Pull out each line of the data that includes the word "this".

Task data:
------------------------------------------------

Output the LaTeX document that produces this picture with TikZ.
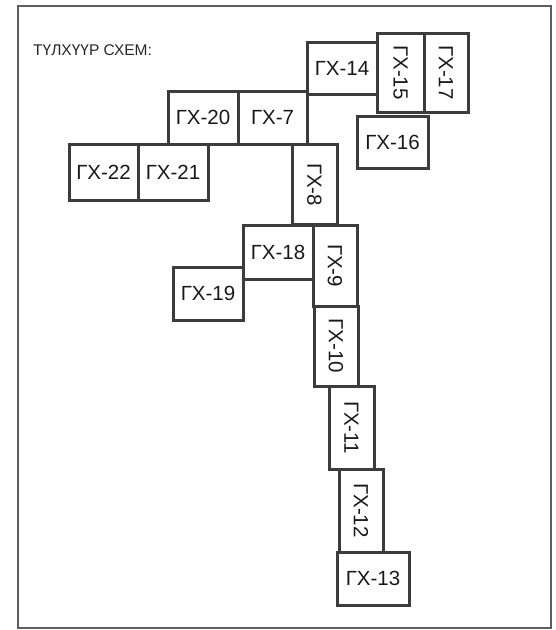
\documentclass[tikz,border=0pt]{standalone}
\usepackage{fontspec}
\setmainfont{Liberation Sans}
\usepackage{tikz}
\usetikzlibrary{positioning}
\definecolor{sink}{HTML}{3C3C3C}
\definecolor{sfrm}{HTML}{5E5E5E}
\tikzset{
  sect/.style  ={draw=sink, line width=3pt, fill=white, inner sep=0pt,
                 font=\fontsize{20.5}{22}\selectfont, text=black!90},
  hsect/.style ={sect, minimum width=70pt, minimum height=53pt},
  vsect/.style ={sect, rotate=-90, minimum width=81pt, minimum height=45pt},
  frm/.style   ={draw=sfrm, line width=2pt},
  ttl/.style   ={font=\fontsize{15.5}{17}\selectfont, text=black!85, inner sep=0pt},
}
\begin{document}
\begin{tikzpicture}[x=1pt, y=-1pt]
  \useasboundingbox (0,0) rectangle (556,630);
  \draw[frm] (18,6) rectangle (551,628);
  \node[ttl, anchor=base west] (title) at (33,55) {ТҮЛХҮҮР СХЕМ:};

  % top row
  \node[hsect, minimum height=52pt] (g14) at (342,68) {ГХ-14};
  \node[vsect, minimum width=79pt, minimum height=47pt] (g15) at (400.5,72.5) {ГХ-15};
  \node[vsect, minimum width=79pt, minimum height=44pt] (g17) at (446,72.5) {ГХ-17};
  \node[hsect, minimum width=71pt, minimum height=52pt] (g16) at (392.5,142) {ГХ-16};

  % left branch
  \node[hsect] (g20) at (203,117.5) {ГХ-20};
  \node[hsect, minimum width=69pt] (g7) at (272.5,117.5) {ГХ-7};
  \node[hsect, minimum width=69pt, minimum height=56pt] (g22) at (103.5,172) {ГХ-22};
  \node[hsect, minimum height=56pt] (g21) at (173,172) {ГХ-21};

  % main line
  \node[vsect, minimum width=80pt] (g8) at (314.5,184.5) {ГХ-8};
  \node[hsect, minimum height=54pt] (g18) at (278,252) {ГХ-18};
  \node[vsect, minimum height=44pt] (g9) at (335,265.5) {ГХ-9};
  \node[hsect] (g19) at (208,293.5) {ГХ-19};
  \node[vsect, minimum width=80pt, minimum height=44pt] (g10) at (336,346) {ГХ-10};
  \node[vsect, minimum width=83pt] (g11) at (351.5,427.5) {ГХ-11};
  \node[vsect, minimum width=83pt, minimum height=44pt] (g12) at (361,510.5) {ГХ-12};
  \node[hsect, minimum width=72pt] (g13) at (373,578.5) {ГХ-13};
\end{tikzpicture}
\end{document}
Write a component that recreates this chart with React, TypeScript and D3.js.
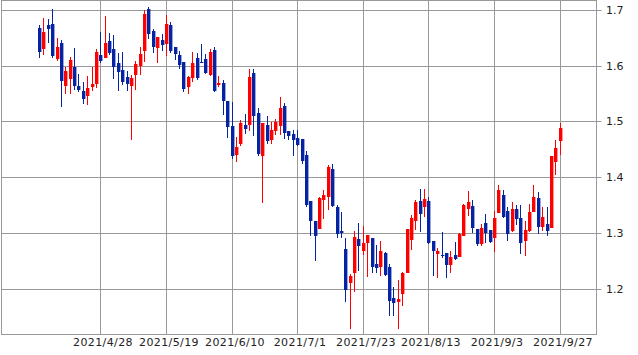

------------------------------------------------

Complete output:
Output the LaTeX document that produces this picture with TikZ.
Write a component that recreates this chart with React, TypeScript and D3.js.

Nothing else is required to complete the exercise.